Picking up just this topic ...

> "Black, David" <[email protected]> writes:
> 
> > Hi David,
> >
> > This looks good, although I think this "SHOULD" requirement ought to be a
> "MUST":
> >
> >> >    If a host sends a SYN-only SYN+ENO segment bearing data and
> >> >    subsequently receives a SYN-ACK segment without an ENO option, that
> >> >    host SHOULD reset the connection even if the SYN-ACK segment does not
> >> >    acknowledge the SYN data.   The issue is that unacknowledged data may
> >> >    nonetheless have been cached by the receiver; later retransmissions
> >> >    intended to supersede this unacknowledged data could fail to do so if
> >> >    the receiver gives precedence to the cached original data.
> >
> > and I would clearly characterize the following as suggestions for future 
> > work:
> >
> >> >    Connection resets are potentially avoidable if SYN data caching is
> >> >    empirically found not to occur, or in response to an API command (for
> >> >    cases where a higher-layer integrity check would anyway terminate a
> >> >    garbled connection).
> >
> > This leaves specification of circumstances in which it's ok not to reset the
> > connection to a future draft that explains why that's ok.
> 
> I'm not sure I understand your suggestion.  Wouldn't changing the SHOULD
> to a MUST preclude the future work you are suggesting?

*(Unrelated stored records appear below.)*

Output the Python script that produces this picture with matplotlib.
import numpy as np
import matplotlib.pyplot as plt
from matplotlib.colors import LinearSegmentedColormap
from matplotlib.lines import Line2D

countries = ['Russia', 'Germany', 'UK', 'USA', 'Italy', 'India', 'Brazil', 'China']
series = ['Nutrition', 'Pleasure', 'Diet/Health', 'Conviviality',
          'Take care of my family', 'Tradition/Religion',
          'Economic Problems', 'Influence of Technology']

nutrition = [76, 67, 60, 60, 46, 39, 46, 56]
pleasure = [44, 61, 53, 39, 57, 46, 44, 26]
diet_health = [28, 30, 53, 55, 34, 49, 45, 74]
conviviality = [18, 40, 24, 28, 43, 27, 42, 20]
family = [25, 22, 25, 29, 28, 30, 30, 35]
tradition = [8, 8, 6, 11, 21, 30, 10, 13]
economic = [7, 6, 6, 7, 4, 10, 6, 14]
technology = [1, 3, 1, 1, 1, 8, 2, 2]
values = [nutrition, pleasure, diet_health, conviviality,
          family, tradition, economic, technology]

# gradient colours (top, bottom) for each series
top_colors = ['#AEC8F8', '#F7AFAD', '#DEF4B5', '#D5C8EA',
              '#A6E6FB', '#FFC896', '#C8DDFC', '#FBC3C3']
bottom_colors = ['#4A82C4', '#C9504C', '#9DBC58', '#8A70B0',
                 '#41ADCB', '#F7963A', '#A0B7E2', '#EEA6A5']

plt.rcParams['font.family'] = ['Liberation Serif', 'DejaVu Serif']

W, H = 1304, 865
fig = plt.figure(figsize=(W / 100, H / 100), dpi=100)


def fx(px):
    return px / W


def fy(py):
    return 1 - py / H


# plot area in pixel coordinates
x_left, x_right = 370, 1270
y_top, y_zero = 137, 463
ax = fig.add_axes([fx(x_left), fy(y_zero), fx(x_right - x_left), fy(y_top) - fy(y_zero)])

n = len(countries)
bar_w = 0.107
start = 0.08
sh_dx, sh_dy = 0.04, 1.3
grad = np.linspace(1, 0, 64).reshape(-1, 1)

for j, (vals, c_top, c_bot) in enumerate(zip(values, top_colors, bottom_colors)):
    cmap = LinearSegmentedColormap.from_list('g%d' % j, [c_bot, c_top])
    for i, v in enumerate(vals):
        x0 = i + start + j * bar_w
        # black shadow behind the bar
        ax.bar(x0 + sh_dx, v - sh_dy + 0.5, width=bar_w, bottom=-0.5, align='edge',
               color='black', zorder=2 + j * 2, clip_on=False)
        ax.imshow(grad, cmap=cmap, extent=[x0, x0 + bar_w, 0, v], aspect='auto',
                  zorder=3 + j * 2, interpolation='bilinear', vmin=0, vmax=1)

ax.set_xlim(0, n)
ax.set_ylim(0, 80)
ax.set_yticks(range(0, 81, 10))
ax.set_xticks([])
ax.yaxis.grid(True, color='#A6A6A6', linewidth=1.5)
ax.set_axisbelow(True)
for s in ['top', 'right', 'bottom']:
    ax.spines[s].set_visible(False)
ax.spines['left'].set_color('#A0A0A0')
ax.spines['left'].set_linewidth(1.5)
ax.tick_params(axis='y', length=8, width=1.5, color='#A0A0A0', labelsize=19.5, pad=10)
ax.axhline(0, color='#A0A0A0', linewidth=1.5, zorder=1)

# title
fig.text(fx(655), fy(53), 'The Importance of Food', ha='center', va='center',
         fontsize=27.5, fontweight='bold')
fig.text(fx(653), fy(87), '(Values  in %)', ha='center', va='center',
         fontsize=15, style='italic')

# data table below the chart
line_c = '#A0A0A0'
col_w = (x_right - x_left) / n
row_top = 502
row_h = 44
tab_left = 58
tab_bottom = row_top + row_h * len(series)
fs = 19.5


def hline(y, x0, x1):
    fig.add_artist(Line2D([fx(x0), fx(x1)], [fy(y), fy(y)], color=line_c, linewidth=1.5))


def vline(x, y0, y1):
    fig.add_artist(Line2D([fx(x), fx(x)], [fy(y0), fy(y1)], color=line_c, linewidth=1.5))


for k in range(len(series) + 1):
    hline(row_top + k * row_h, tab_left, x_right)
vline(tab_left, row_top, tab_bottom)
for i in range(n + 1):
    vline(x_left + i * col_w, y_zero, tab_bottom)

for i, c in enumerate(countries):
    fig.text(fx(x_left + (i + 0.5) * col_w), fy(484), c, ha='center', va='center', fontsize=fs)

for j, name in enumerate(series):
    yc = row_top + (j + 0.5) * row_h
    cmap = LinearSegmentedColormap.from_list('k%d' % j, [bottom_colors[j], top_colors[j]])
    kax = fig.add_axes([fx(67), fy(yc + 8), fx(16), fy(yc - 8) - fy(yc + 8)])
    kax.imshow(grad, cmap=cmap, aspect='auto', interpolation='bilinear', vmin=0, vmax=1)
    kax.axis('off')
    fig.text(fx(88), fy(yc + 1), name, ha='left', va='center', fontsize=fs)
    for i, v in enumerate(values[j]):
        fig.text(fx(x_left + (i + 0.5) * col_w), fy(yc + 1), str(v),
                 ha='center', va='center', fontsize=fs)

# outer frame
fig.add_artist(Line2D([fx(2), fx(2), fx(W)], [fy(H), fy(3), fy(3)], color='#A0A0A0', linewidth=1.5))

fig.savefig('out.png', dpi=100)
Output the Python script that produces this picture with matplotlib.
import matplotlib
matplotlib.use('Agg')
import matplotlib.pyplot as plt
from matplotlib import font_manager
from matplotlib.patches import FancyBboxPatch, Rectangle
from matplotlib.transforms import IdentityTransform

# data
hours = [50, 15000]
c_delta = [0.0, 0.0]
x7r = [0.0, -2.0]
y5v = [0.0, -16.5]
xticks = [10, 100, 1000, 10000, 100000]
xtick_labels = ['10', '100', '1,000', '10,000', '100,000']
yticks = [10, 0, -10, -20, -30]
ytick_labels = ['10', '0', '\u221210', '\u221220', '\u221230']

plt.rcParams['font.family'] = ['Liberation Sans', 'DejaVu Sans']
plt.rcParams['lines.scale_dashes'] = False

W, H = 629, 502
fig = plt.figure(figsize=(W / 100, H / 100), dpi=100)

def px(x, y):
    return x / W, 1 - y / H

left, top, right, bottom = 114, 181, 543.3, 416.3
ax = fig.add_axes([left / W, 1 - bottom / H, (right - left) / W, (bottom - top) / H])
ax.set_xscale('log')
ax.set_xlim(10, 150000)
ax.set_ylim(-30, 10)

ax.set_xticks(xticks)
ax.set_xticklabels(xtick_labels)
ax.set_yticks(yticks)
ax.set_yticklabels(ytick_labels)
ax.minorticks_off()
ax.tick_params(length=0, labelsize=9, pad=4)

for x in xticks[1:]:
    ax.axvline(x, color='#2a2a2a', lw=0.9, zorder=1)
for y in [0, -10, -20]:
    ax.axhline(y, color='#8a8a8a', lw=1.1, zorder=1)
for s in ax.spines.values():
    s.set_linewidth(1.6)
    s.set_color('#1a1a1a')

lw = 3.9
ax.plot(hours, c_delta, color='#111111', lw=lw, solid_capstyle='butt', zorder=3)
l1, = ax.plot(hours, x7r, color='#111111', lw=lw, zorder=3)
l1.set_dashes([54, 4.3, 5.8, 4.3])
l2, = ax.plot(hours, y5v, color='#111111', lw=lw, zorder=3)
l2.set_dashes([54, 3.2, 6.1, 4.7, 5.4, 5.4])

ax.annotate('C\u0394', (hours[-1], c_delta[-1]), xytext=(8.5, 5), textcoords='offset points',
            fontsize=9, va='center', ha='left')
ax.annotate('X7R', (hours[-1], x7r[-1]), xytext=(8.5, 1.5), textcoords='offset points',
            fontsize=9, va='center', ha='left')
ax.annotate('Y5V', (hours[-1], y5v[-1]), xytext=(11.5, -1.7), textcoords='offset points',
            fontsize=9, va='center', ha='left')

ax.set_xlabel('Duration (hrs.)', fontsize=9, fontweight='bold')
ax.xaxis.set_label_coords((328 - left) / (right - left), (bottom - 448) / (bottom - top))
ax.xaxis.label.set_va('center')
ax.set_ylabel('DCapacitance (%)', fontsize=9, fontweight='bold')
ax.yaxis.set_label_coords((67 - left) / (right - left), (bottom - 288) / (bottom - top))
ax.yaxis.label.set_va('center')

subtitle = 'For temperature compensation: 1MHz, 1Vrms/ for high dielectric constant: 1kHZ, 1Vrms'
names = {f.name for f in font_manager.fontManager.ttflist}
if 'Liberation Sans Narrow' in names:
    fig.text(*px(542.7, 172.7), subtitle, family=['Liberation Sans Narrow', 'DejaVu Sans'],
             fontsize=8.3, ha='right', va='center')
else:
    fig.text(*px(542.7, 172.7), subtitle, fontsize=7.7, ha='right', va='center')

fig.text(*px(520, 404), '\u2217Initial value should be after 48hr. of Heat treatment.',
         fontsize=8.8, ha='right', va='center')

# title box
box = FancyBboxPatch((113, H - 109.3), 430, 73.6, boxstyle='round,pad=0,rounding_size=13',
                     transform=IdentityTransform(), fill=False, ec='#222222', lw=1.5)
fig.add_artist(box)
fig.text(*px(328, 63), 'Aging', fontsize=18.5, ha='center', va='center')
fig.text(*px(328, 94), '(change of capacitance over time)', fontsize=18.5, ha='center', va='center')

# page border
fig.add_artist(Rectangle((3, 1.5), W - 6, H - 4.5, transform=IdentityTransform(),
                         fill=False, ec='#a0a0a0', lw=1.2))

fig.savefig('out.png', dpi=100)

No, a future experimental (or standards track) RFC could revise that MUST.

> I'm hoping to
> reserve MUST for things that prevent future TEPs from conflicting with
> one another or with TFO, not to prevent a future TEP from shooting
> itself in the foot.  Shouldn't we decide whether or not it's okay to
> violate this recommendation if and when somebody proposes a TEP that
> violates this rule (presumably armed with a giant measurement study)?

It's fine to encourage future work and observe that the results could change
the MUST in the future,  but this distinction between conflicts and self-damage
appears to be false - the problem occurs on a system that does not implement
TCP-ENO or whatever TEP is being used, so something else's "foot" is getting
"shot" ;-).

Bottom line - IMHO,  the current risks with delivery of unacknowledged
cached data by non-ENO implementations (IMHO) justify a "MUST" for 
connection reset that ensures discard of data sent in an initial SYN-only
packet.  Such a  "MUST" is not permanent (particularly in an experimental
RFC) - it can be changed in the future by another RFC.